Objective —
Each line below should be reproduced without any alteration.

══ Data provided ══

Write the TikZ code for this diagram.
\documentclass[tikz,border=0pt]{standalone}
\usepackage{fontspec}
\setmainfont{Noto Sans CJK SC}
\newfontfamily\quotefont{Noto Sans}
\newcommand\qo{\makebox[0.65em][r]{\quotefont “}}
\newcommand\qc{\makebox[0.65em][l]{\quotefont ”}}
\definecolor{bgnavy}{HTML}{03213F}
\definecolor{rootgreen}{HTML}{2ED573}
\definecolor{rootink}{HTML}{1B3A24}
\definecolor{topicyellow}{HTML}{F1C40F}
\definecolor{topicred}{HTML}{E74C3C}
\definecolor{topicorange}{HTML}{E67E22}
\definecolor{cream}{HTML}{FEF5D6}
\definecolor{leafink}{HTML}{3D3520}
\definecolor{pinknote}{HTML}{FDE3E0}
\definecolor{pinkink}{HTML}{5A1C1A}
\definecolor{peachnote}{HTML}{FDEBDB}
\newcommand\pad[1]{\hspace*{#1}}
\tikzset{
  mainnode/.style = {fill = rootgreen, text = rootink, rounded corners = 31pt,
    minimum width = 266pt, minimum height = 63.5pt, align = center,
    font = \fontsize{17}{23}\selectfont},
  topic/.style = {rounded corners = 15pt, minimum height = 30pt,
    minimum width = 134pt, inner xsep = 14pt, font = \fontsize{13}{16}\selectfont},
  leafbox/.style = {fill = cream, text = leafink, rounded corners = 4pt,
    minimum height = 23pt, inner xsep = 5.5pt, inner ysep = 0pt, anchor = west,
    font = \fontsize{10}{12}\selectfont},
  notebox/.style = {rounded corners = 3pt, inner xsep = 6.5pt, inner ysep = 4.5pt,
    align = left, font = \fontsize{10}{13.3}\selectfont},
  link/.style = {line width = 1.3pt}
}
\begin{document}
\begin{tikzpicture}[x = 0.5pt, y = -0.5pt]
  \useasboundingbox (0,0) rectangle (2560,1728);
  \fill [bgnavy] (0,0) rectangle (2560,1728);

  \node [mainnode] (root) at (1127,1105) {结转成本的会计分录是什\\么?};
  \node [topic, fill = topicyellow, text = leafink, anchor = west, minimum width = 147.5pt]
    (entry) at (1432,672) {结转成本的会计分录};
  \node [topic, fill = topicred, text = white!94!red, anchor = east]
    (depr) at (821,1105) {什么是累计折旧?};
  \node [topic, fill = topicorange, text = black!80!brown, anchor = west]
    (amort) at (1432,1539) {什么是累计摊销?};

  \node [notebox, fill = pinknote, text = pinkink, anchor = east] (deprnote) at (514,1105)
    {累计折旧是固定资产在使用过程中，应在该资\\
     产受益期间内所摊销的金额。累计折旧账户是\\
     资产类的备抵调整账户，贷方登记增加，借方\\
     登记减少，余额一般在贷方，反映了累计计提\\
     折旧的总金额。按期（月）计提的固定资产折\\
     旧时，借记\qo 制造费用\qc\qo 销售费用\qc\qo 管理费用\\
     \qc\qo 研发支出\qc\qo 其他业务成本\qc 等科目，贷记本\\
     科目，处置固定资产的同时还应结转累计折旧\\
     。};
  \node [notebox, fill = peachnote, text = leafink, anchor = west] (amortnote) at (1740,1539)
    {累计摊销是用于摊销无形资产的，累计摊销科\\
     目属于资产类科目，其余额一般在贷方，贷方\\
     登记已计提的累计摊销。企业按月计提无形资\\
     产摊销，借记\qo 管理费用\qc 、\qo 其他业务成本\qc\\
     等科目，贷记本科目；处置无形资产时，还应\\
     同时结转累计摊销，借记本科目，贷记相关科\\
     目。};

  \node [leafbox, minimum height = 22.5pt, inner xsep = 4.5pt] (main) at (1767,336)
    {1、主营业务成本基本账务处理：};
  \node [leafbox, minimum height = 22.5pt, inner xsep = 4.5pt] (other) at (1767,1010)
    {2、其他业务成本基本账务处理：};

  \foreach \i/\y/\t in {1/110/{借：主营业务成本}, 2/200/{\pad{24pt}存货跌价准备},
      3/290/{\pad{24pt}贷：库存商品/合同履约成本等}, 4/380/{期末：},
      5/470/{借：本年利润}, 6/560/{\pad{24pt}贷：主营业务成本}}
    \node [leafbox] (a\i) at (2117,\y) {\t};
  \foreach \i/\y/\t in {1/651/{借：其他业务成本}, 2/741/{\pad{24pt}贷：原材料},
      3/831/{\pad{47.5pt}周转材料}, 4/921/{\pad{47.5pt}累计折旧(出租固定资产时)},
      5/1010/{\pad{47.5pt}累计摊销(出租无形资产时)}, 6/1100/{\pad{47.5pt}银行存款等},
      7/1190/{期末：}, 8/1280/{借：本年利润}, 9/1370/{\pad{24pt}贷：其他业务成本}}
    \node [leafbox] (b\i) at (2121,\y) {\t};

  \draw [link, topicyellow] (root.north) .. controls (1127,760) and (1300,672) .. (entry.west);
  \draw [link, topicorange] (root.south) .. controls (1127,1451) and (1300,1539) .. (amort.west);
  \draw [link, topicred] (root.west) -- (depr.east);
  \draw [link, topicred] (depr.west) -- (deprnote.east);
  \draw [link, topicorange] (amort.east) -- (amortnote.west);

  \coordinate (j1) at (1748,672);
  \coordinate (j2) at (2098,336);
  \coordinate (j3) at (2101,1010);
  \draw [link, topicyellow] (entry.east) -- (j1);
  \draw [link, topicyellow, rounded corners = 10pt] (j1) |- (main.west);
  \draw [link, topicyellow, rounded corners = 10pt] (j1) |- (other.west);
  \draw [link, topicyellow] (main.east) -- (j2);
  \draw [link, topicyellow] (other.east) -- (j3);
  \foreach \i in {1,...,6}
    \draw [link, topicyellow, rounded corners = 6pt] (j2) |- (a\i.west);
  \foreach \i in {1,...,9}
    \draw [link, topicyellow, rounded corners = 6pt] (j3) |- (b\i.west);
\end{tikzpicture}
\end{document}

═══

Written response —
Write the TikZ code for this diagram.
\documentclass[tikz,border=0pt]{standalone}
\usepackage{fontspec}
\setmainfont{Noto Sans CJK SC}
\newfontfamily\quotefont{Noto Sans}
\newcommand\qo{\makebox[0.65em][r]{\quotefont “}}
\newcommand\qc{\makebox[0.65em][l]{\quotefont ”}}
\definecolor{bgnavy}{HTML}{03213F}
\definecolor{rootgreen}{HTML}{2ED573}
\definecolor{rootink}{HTML}{1B3A24}
\definecolor{topicyellow}{HTML}{F1C40F}
\definecolor{topicred}{HTML}{E74C3C}
\definecolor{topicorange}{HTML}{E67E22}
\definecolor{cream}{HTML}{FEF5D6}
\definecolor{leafink}{HTML}{3D3520}
\definecolor{pinknote}{HTML}{FDE3E0}
\definecolor{pinkink}{HTML}{5A1C1A}
\definecolor{peachnote}{HTML}{FDEBDB}
\newcommand\pad[1]{\hspace*{#1}}
\tikzset{
  mainnode/.style = {fill = rootgreen, text = rootink, rounded corners = 31pt,
    minimum width = 266pt, minimum height = 63.5pt, align = center,
    font = \fontsize{17}{23}\selectfont},
  topic/.style = {rounded corners = 15pt, minimum height = 30pt,
    minimum width = 134pt, inner xsep = 14pt, font = \fontsize{13}{16}\selectfont},
  leafbox/.style = {fill = cream, text = leafink, rounded corners = 4pt,
    minimum height = 23pt, inner xsep = 5.5pt, inner ysep = 0pt, anchor = west,
    font = \fontsize{10}{12}\selectfont},
  notebox/.style = {rounded corners = 3pt, inner xsep = 6.5pt, inner ysep = 4.5pt,
    align = left, font = \fontsize{10}{13.3}\selectfont},
  link/.style = {line width = 1.3pt}
}
\begin{document}
\begin{tikzpicture}[x = 0.5pt, y = -0.5pt]
  \useasboundingbox (0,0) rectangle (2560,1728);
  \fill [bgnavy] (0,0) rectangle (2560,1728);

  \node [mainnode] (root) at (1127,1105) {结转成本的会计分录是什\\么?};
  \node [topic, fill = topicyellow, text = leafink, anchor = west, minimum width = 147.5pt]
    (entry) at (1432,672) {结转成本的会计分录};
  \node [topic, fill = topicred, text = white!94!red, anchor = east]
    (depr) at (821,1105) {什么是累计折旧?};
  \node [topic, fill = topicorange, text = black!80!brown, anchor = west]
    (amort) at (1432,1539) {什么是累计摊销?};

  \node [notebox, fill = pinknote, text = pinkink, anchor = east] (deprnote) at (514,1105)
    {累计折旧是固定资产在使用过程中，应在该资\\
     产受益期间内所摊销的金额。累计折旧账户是\\
     资产类的备抵调整账户，贷方登记增加，借方\\
     登记减少，余额一般在贷方，反映了累计计提\\
     折旧的总金额。按期（月）计提的固定资产折\\
     旧时，借记\qo 制造费用\qc\qo 销售费用\qc\qo 管理费用\\
     \qc\qo 研发支出\qc\qo 其他业务成本\qc 等科目，贷记本\\
     科目，处置固定资产的同时还应结转累计折旧\\
     。};
  \node [notebox, fill = peachnote, text = leafink, anchor = west] (amortnote) at (1740,1539)
    {累计摊销是用于摊销无形资产的，累计摊销科\\
     目属于资产类科目，其余额一般在贷方，贷方\\
     登记已计提的累计摊销。企业按月计提无形资\\
     产摊销，借记\qo 管理费用\qc 、\qo 其他业务成本\qc\\
     等科目，贷记本科目；处置无形资产时，还应\\
     同时结转累计摊销，借记本科目，贷记相关科\\
     目。};

  \node [leafbox, minimum height = 22.5pt, inner xsep = 4.5pt] (main) at (1767,336)
    {1、主营业务成本基本账务处理：};
  \node [leafbox, minimum height = 22.5pt, inner xsep = 4.5pt] (other) at (1767,1010)
    {2、其他业务成本基本账务处理：};

  \foreach \i/\y/\t in {1/110/{借：主营业务成本}, 2/200/{\pad{24pt}存货跌价准备},
      3/290/{\pad{24pt}贷：库存商品/合同履约成本等}, 4/380/{期末：},
      5/470/{借：本年利润}, 6/560/{\pad{24pt}贷：主营业务成本}}
    \node [leafbox] (a\i) at (2117,\y) {\t};
  \foreach \i/\y/\t in {1/651/{借：其他业务成本}, 2/741/{\pad{24pt}贷：原材料},
      3/831/{\pad{47.5pt}周转材料}, 4/921/{\pad{47.5pt}累计折旧(出租固定资产时)},
      5/1010/{\pad{47.5pt}累计摊销(出租无形资产时)}, 6/1100/{\pad{47.5pt}银行存款等},
      7/1190/{期末：}, 8/1280/{借：本年利润}, 9/1370/{\pad{24pt}贷：其他业务成本}}
    \node [leafbox] (b\i) at (2121,\y) {\t};

  \draw [link, topicyellow] (root.north) .. controls (1127,760) and (1300,672) .. (entry.west);
  \draw [link, topicorange] (root.south) .. controls (1127,1451) and (1300,1539) .. (amort.west);
  \draw [link, topicred] (root.west) -- (depr.east);
  \draw [link, topicred] (depr.west) -- (deprnote.east);
  \draw [link, topicorange] (amort.east) -- (amortnote.west);

  \coordinate (j1) at (1748,672);
  \coordinate (j2) at (2098,336);
  \coordinate (j3) at (2101,1010);
  \draw [link, topicyellow] (entry.east) -- (j1);
  \draw [link, topicyellow, rounded corners = 10pt] (j1) |- (main.west);
  \draw [link, topicyellow, rounded corners = 10pt] (j1) |- (other.west);
  \draw [link, topicyellow] (main.east) -- (j2);
  \draw [link, topicyellow] (other.east) -- (j3);
  \foreach \i in {1,...,6}
    \draw [link, topicyellow, rounded corners = 6pt] (j2) |- (a\i.west);
  \foreach \i in {1,...,9}
    \draw [link, topicyellow, rounded corners = 6pt] (j3) |- (b\i.west);
\end{tikzpicture}
\end{document}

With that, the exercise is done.